The kind of sonnet form that Shakespeare wrote
–a poem of Love, or Time, in fourteen lines
Rhymed the way these are, clear, easy to quote–
Channels strong feelings into deep designs.
Three quatrains neatly fitting limb to joint,
Their lines cut with the sharpness of a prism,
Flash out in colors as they make their point
In what logicians call a syllogism–
(If A, and B, then C)–and so it goes,
Unless the final quatrain starts out "But"
Or "Nevertheless," these groups of lines dispose
Themselves in reasoned sections, tightly shut.
The final couplet's tight and terse and tends
To sum up neatly how the sonnet ends.

~ John Hollander, 28 October 1929 – 17 August 2013
Rhyme's Reason, Yale UP, 0300088329, 1981, p. 19

In your playground I learned to care deeply about form. Thanks, John.

Last 5 posts by David Byron

Comments

  1. says

    Thrice put out an album with 4 sonnets on it called The Alchemy Index. Child Of Dust is one of the best and creepy songs around (it ends with the sound of dirt being piled on the listeners grave).

  2. En Passant says

    The soul of wit. Thanks much for the tip.

    A now deceased minor poet friend some years ago wrote a snarky and slapstick villanelle about the villanelle, which piqued my interest in the devilish "metapoetic" genre generally.

    Now thanks to your tip I've found "This form with two refrains in parallel?"

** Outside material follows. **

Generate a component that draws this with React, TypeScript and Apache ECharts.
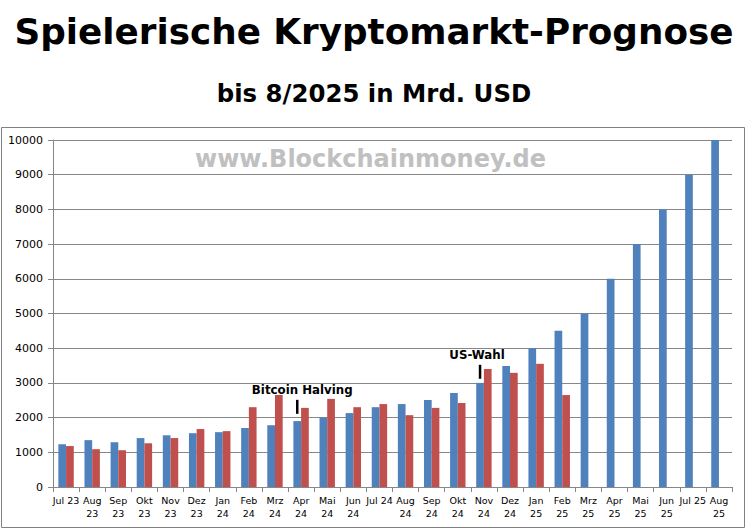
import React, { useEffect, useRef } from "react";
import * as echarts from "echarts";

const categories = [
  "Jul 23", "Aug\n23", "Sep\n23", "Okt\n23", "Nov\n23", "Dez\n23",
  "Jan\n24", "Feb\n24", "Mrz\n24", "Apr\n24", "Mai\n24", "Jun\n24",
  "Jul 24", "Aug\n24", "Sep\n24", "Okt\n24", "Nov\n24", "Dez\n24",
  "Jan\n25", "Feb\n25", "Mrz\n25", "Apr\n25", "Mai\n25", "Jun\n25",
  "Jul 25", "Aug\n25",
];

const forecast = [
  1230, 1350, 1290, 1410, 1490, 1550, 1580, 1700, 1780, 1900, 2000, 2130,
  2300, 2390, 2510, 2710, 3000, 3490, 4000, 4500, 5000, 6000, 7000, 8000,
  9000, 10000,
];

const actual = [
  1180, 1090, 1060, 1260, 1410, 1670, 1610, 2300, 2650, 2280, 2540, 2300,
  2390, 2070, 2280, 2420, 3400, 3290, 3550, 2650, null, null, null, null,
  null, null,
];

const events = [
  { name: "Bitcoin Halving", index: 9, value: 2310, offset: 5 },
  { name: "US-Wahl", index: 16, value: 3320, offset: -3 },
];

const FONT = "DejaVu Sans";
const GRID_COLOR = "#878787";

export default function App() {
  const ref = useRef<HTMLDivElement>(null);

  useEffect(() => {
    document.body.style.margin = "0";
    document.body.style.overflow = "hidden";
    if (!ref.current) return;
    const chart = echarts.init(ref.current, null, { renderer: "svg" });
    chart.setOption({
      animation: false,
      backgroundColor: "#ffffff",
      grid: { left: 53, right: 16, top: 140, bottom: 43, containLabel: false },
      graphic: [
        {
          type: "rect",
          shape: { x: 1.5, y: 127.5, width: 743, height: 400 },
          style: { fill: "none", stroke: "#808080", lineWidth: 1 },
          silent: true,
          z: 100,
        },
        {
          type: "text",
          x: 374,
          y: 31,
          style: {
            text: "Spielerische Kryptomarkt-Prognose",
            font: `bold 35.75px '${FONT}'`,
            fill: "#000000",
            textAlign: "center",
            textVerticalAlign: "middle",
          },
        },
        {
          type: "text",
          x: 374,
          y: 93,
          style: {
            text: "bis 8/2025 in Mrd. USD",
            font: `bold 24.4px '${FONT}'`,
            fill: "#000000",
            textAlign: "center",
            textVerticalAlign: "middle",
          },
        },
        {
          type: "text",
          x: 370.5,
          y: 159,
          z: 10,
          style: {
            text: "www.Blockchainmoney.de",
            font: `bold 24px '${FONT}'`,
            fill: "#c0c0c0",
            textAlign: "center",
            textVerticalAlign: "middle",
          },
        },
      ],
      xAxis: {
        type: "category",
        data: categories,
        boundaryGap: true,
        axisLine: { show: true, lineStyle: { color: GRID_COLOR, width: 1 } },
        axisTick: { show: true, length: 5, lineStyle: { color: GRID_COLOR } },
        axisLabel: {
          interval: 0,
          margin: 7,
          color: "#000000",
          fontFamily: FONT,
          fontSize: 9.5,
          lineHeight: 13,
        },
        splitLine: { show: false },
      },
      yAxis: {
        type: "value",
        min: 0,
        max: 10000,
        interval: 1000,
        axisLine: { show: true, lineStyle: { color: GRID_COLOR, width: 1 } },
        axisTick: { show: true, length: 5, lineStyle: { color: GRID_COLOR } },
        axisLabel: {
          margin: 10,
          color: "#000000",
          fontFamily: FONT,
          fontSize: 11,
          formatter: (v: number) => String(v),
        },
        splitLine: { show: true, lineStyle: { color: GRID_COLOR, width: 1 } },
      },
      series: [
        {
          name: "Prognose",
          type: "bar",
          data: forecast,
          barWidth: "29.5%",
          barGap: "0%",
          itemStyle: { color: "#4f81bd" },
          markPoint: {
            symbol: "rect",
            symbolSize: [2.5, 14],
            itemStyle: { color: "#000000" },
            label: {
              show: true,
              position: "top",
              distance: 4,
              color: "#000000",
              fontFamily: FONT,
              fontWeight: "bold",
              fontSize: 11.8,
              formatter: (p: any) => p.name,
            },
            data: events.map((e) => ({
              name: e.name,
              coord: [e.index, e.value],
              label: { offset: [e.offset, 0] },
            })),
          },
        },
        {
          name: "Real",
          type: "bar",
          data: actual,
          barWidth: "29.5%",
          barGap: "0%",
          itemStyle: { color: "#c0504d" },
        },
      ],
    });
    return () => chart.dispose();
  }, []);

  return <div ref={ref} style={{ width: 748, height: 530 }} />;
}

    Hollander's work is elegant as hell.

  3. barry says

    On the other hand the limerick scheme
    is like a short unforgettable meme.
    It's still a craft
    that can make people laugh,
    and you can churn it out by the ream.

  4. En Passant says

    In a limerick, lines one, two and five,
    Get three anapests each for their jive.
    But on lines three and four,
    We find two, and no more.
    By thirteen, at the end we arrive.

    I am soooo outta here!

  5. says

    Now thanks to your tip I've found "This form with two refrains in parallel?"

    Hollander's work is elegant as hell.

    Indeed. :)

  6. En Passant says

    Indeed. :)

    Which ineffable but nigh unmissable characteristic distinguishes poets from poetasters like scholars from schoolboys.

    If it's sin to envy your study with such a master now gone, then peccavi, though I consider it homage.

  7. says

    @En Passant
    I enjoyed studying with many masters, but he wasn't one of them (though we walked past one another many times– that's gotta count for something, right?). From an early age, I learned at the knee of his writings, the playground he projected in verse and prose.